こうならないような初期の面ぽうの段階からニキビを治すことが重要です。
下記の記事を参考にして、早期に皮膚科専門医にかかり、ニキビの治療を行なって下さい。

以下は、京都大学宮地良樹名誉教授のWEB講演の要旨を参考としたものです。

にきび(尋常性ざ瘡)はごくありふれた皮膚疾患でごくわずかなものを含めるとほとんどの成人が経験したことがあるかと思います。それ程卑近な疾患なのに医師の治療を受けている人の割合は14%と極めて低く、また3割がOTCなどの市販薬を使用、1割が自己的なスキンケア、4割は無治療とのデータもあります。
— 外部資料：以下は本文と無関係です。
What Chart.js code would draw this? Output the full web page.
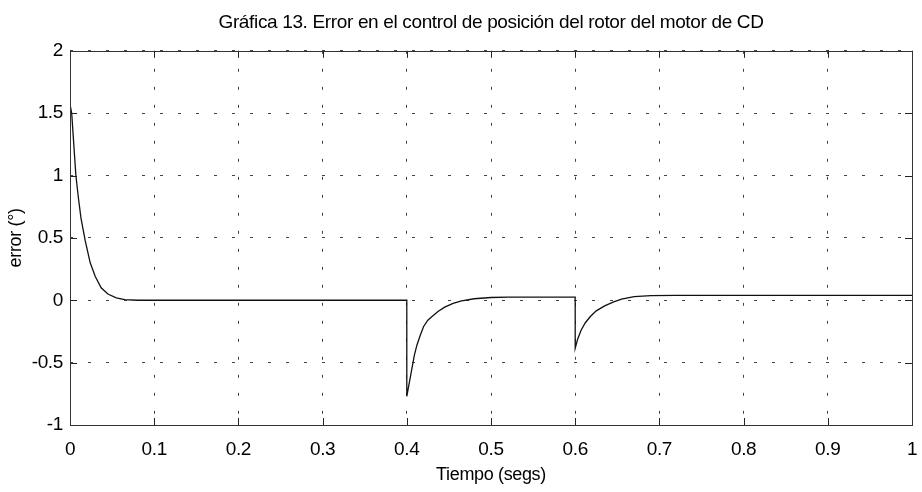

皮膚科医と患者さんの意識のギャップも大きく、多くの人が1ヶ月以内に治る、中には1週間で(つるつる、すべすべに)治ることを期待して皮膚科を受診するために8割が3か月以内に治療を断念、脱落するとのことです。
このアドヒアランス(どれだけ治療を続けたいか)、コンプライアンス(どれだけ医師の治療方針に従うか)の低さは、医師の十分な説明の不足と、患者さんのニキビの病態への知識不足によることが大きいとされています。近年ニキビ治療は大きく進展し、多くの有効な治療薬、治療手技が登場してきましたが、まだ十分に活用されていないようです。
ニキビ治療の問題点
1)多くの患者さんは、ニキビは赤ニキビと化膿したニキビだけをニキビと思い、面ぽうの存在、認識がない。
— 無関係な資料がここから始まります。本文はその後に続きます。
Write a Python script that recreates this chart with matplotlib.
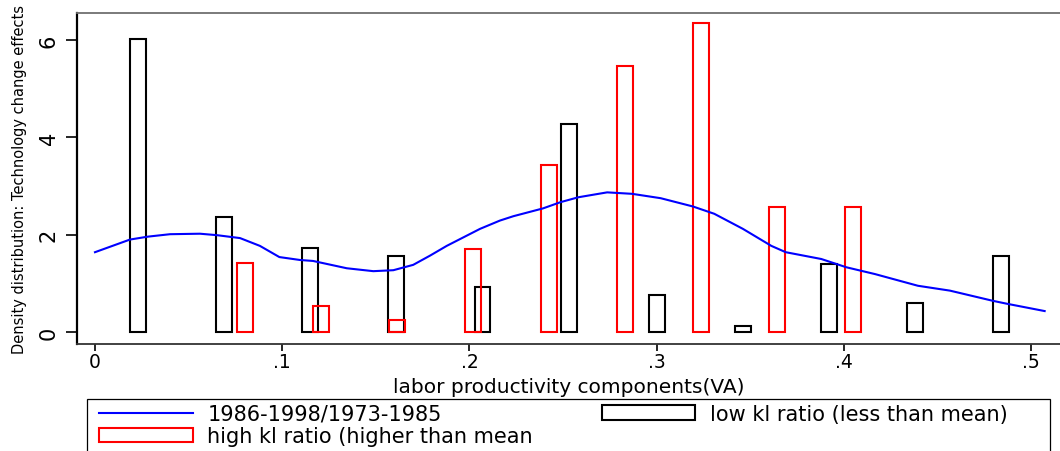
import matplotlib
matplotlib.use("Agg")
import matplotlib.pyplot as plt
from matplotlib.patches import Rectangle
from matplotlib.lines import Line2D

# ---- data ----
low_x = [0.023, 0.069, 0.115, 0.161, 0.207, 0.253, 0.300, 0.346, 0.392, 0.438, 0.484]
low_h = [6.03, 2.36, 1.72, 1.56, 0.92, 4.28, 0.76, 0.13, 1.40, 0.60, 1.56]

high_x = [0.0803, 0.1209, 0.1615, 0.2021, 0.2427, 0.2833, 0.3239, 0.3645, 0.4051]
high_h = [1.41, 0.54, 0.25, 1.70, 3.44, 5.47, 6.35, 2.57, 2.57]

kd_x = [0.000, 0.0187, 0.0283, 0.0401, 0.0561, 0.0652, 0.0775, 0.0881, 0.0985,
        0.1095, 0.1165, 0.1345, 0.1487, 0.1594, 0.1700, 0.1790, 0.1879, 0.2057,
        0.2163, 0.2235, 0.2393, 0.2488, 0.2583, 0.2736, 0.2869, 0.3022, 0.3194,
        0.3308, 0.3461, 0.3613, 0.3690, 0.3880, 0.4014, 0.4167, 0.4396, 0.4567,
        0.4797, 0.4872, 0.5073]
kd_y = [1.64, 1.90, 1.96, 2.01, 2.02, 1.99, 1.93, 1.77, 1.54,
        1.48, 1.46, 1.31, 1.25, 1.27, 1.38, 1.57, 1.77, 2.12,
        2.29, 2.38, 2.54, 2.67, 2.77, 2.87, 2.84, 2.75, 2.58,
        2.43, 2.12, 1.77, 1.64, 1.50, 1.33, 1.19, 0.95, 0.85,
        0.64, 0.58, 0.43]

x_ticks = [0, 0.1, 0.2, 0.3, 0.4, 0.5]
x_ticklabels = ["0", ".1", ".2", ".3", ".4", ".5"]
y_ticks = [0, 2, 4, 6]
y_ticklabels = ["0", "2", "4", "6"]

line_label = "1986-1998/1973-1985"
low_label = "low kl ratio (less than mean)"
high_label = "high kl ratio (higher than mean"
x_title = "labor productivity components(VA)"
y_title = "Density distribution: Technology change effects"

plt.rcParams['font.family'] = ['DejaVu Sans']

W, H = 1060, 452
fig = plt.figure(figsize=(W / 100, H / 100), dpi=100)
ax_left, ax_top, ax_bottom = 77, 14, 345
ax = fig.add_axes([ax_left / W, (H - ax_bottom) / H, (W - ax_left) / W,
                   (ax_bottom - ax_top) / H])
ax_w_px = W - ax_left
ax_h_px = ax_bottom - ax_top

bw = 0.0085
ax.bar(low_x, low_h, width=bw, facecolor='none', edgecolor='black',
       linewidth=1.5, label=low_label, zorder=2)
ax.bar(high_x, high_h, width=bw, facecolor='none', edgecolor='#ff0000',
       linewidth=1.5, label=high_label, zorder=3)
ax.plot(kd_x, kd_y, color='#0000ff', linewidth=1.5, label=line_label, zorder=4)

ax.set_xlim(-0.0096, 0.5155)
ax.set_ylim(-0.247, 6.557)

ax.set_xticks(x_ticks)
ax.set_xticklabels(x_ticklabels, fontsize=13.5)
ax.set_yticks(y_ticks)
ax.set_yticklabels(y_ticklabels, fontsize=15, rotation=90, va='center')

ax.tick_params(axis='x', length=5, width=1.2, pad=1, direction='out')
ax.tick_params(axis='y', length=8, width=1.2, pad=5, direction='out')

ax.spines['right'].set_visible(False)
ax.spines['top'].set_color('#707070')
ax.spines['top'].set_linewidth(1.3)
ax.spines['left'].set_color('black')
ax.spines['left'].set_linewidth(1.6)
ax.spines['bottom'].set_color('#333333')
ax.spines['bottom'].set_linewidth(1.3)

ax.set_xlabel(x_title, fontsize=14.5)
ax.xaxis.set_label_coords(0.5, (ax_bottom - 388) / ax_h_px)
ax.xaxis.label.set_va('center')
ax.set_ylabel(y_title, fontsize=10.5)
ax.yaxis.set_label_coords((20 - ax_left) / ax_w_px, 0.5)
ax.yaxis.label.set_va('center')

# legend box (its bottom runs past the picture as in the reference)
fig.add_artist(Rectangle((87 / W, -0.1), (1050 - 87) / W, 0.1 + (H - 400) / H,
                         transform=fig.transFigure, fill=False,
                         edgecolor='black', linewidth=0.9))

h_line = Line2D([], [], color='#0000ff', linewidth=1.5)
h_low = Rectangle((0, 0), 1, 1, facecolor='none', edgecolor='black', linewidth=1.5)
h_high = Rectangle((0, 0), 1, 1, facecolor='none', edgecolor='#ff0000', linewidth=1.5)

leg = fig.legend([h_line, h_high, h_low], [line_label, high_label, low_label],
                 loc='upper left', bbox_to_anchor=(99 / W, (H - 405) / H),
                 bbox_transform=fig.transFigure, ncol=2, fontsize=15,
                 frameon=False, borderaxespad=0, borderpad=0,
                 handlelength=4.5, handleheight=0.7, handletextpad=0.7,
                 columnspacing=3.3, labelspacing=0.1)

fig.savefig("out.png", dpi=100, facecolor='white')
2)赤ニキビは直ぐに(1ヶ月以内)に治ると思って医療機関を受診する。それで良くならないと効かないと思い、受診をやめてしまう。(3ヶ月で8割が脱落)
3)医者サイドからの予めの十分な説明が、治療を継続して脱落しないために必要。(往々にして不十分で後からの説明では言い訳に聞こえてしまう。)
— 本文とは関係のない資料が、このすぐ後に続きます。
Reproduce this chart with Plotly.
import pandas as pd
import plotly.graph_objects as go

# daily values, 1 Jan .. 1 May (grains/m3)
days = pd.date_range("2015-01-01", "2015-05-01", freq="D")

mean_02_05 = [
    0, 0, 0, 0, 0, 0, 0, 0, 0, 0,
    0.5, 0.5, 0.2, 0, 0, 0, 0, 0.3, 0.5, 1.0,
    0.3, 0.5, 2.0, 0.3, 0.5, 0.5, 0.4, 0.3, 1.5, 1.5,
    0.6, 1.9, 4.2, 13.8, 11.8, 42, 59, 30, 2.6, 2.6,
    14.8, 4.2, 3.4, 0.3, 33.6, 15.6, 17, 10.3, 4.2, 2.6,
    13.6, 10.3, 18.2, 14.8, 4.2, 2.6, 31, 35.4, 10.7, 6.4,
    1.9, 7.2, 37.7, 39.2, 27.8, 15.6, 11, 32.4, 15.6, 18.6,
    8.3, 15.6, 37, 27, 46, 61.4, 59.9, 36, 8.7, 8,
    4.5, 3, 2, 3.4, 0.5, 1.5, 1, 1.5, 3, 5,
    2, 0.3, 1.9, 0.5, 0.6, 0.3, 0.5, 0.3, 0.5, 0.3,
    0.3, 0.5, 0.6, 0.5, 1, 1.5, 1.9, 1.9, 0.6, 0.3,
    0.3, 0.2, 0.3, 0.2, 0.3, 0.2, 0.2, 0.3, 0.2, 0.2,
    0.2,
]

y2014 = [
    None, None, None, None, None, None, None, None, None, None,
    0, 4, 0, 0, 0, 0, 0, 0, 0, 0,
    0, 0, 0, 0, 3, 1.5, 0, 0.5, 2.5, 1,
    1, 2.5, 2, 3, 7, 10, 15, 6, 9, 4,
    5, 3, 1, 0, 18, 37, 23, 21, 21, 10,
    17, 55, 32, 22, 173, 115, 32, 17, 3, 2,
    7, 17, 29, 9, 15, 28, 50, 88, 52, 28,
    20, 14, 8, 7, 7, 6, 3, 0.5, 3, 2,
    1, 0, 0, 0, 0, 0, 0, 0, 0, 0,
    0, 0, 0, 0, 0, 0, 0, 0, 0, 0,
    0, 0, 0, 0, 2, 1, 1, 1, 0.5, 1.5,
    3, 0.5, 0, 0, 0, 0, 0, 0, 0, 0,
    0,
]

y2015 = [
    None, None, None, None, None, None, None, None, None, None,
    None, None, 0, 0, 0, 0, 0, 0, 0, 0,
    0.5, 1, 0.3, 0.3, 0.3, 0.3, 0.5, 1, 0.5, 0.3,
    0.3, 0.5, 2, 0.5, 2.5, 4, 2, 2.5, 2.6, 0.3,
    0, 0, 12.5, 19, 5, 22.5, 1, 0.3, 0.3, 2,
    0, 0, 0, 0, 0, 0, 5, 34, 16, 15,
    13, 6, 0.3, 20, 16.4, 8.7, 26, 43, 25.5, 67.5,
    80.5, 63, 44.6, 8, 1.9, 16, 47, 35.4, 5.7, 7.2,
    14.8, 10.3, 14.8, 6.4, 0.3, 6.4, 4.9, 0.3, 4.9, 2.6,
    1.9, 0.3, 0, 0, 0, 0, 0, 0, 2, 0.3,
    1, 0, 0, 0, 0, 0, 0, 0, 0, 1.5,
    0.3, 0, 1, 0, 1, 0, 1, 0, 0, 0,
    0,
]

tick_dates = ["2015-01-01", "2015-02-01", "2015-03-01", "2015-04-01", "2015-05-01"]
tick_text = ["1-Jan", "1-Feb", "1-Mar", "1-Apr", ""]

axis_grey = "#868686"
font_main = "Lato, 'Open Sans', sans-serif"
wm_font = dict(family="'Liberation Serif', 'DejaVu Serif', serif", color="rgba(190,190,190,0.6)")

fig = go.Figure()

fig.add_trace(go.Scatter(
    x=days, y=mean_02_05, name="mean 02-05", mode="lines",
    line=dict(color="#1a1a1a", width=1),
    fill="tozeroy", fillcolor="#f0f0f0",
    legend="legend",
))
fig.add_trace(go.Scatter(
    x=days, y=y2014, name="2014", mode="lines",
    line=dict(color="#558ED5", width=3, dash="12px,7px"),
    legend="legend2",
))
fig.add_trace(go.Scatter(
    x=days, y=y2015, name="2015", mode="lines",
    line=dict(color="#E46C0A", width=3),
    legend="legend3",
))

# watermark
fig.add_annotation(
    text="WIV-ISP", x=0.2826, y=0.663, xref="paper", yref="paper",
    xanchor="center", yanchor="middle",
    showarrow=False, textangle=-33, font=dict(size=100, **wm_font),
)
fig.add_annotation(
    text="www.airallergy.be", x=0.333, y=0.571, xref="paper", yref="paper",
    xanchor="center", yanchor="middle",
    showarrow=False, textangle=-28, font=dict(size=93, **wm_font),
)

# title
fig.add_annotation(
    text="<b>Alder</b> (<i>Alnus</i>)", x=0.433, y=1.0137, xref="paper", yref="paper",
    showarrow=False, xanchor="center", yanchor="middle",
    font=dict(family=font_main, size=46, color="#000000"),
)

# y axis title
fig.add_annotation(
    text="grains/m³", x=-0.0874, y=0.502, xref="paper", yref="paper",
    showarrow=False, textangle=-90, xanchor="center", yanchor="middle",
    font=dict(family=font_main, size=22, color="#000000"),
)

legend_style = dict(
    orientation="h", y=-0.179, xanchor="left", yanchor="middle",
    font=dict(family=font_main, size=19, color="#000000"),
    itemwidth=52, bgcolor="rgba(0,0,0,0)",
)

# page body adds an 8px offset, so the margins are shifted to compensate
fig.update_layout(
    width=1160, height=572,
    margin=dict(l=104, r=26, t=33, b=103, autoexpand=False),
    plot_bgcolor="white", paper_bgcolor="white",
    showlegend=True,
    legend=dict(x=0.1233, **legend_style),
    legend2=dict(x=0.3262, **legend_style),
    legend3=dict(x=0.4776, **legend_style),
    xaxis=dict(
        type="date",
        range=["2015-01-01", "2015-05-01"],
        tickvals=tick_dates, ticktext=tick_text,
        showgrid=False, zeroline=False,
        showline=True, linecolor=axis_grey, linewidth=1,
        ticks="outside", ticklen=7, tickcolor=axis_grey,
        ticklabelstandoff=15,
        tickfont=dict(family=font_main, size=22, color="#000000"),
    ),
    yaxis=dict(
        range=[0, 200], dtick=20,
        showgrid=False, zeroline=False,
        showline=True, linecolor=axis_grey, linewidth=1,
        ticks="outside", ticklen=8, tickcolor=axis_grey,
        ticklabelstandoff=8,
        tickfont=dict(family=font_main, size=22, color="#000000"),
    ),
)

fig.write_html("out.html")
・ニキビの原因 皮脂分泌の増加(性ホルモンなどの影響)、毛穴のつまり、アクネ菌の増殖
・治療期間 長期間かかること、まずは3ヶ月を目指し薬を塗り続ける、根気強く治療を続けることでニキビができにくい肌を目指すことができる。
・治療ゴール 赤ニキビを治してニキビ痕を残さないこと、瘢痕の治療は困難なので早期の治療が必要
・良い治療薬が出てきたが、刺激などの副作用があること
・日常の洗顔、お肌のケアの方法など
4)以前は抗菌薬一辺倒の治療が行われていた。2008年に欧米から10年遅れながらアダパレン(ディフェリン)が発売されて毛穴の角化を取るピーリング作用のある薬剤が登場した。
2015年には過酸化ベンゾイル(BPO)製剤(べピオ)が発売されたが、これはアクネ菌へに殺菌作用がありながら、ニキビ耐性菌を作らない特徴がある。
またデュアック(BPO製剤とクリンダマイシンの配合剤)も発売された。
2016年にはアダパレン/BPOの配合剤(エピデュオ)が発売され新規薬剤のラインアップが出揃った。
これらの新規薬剤の登場でニキビ治療は国際的基準に達したが、その刺激などの副作用などで、未だに抗菌薬一辺倒の治療が行われているケースもある(特に非専門医)。
各製薬メーカーから、分かり易いニキビ小冊子も準備されているので、それらを活用して早期からのニキビ治療、介入を行うことがニキビの制御に最も重要です、とのお話でした。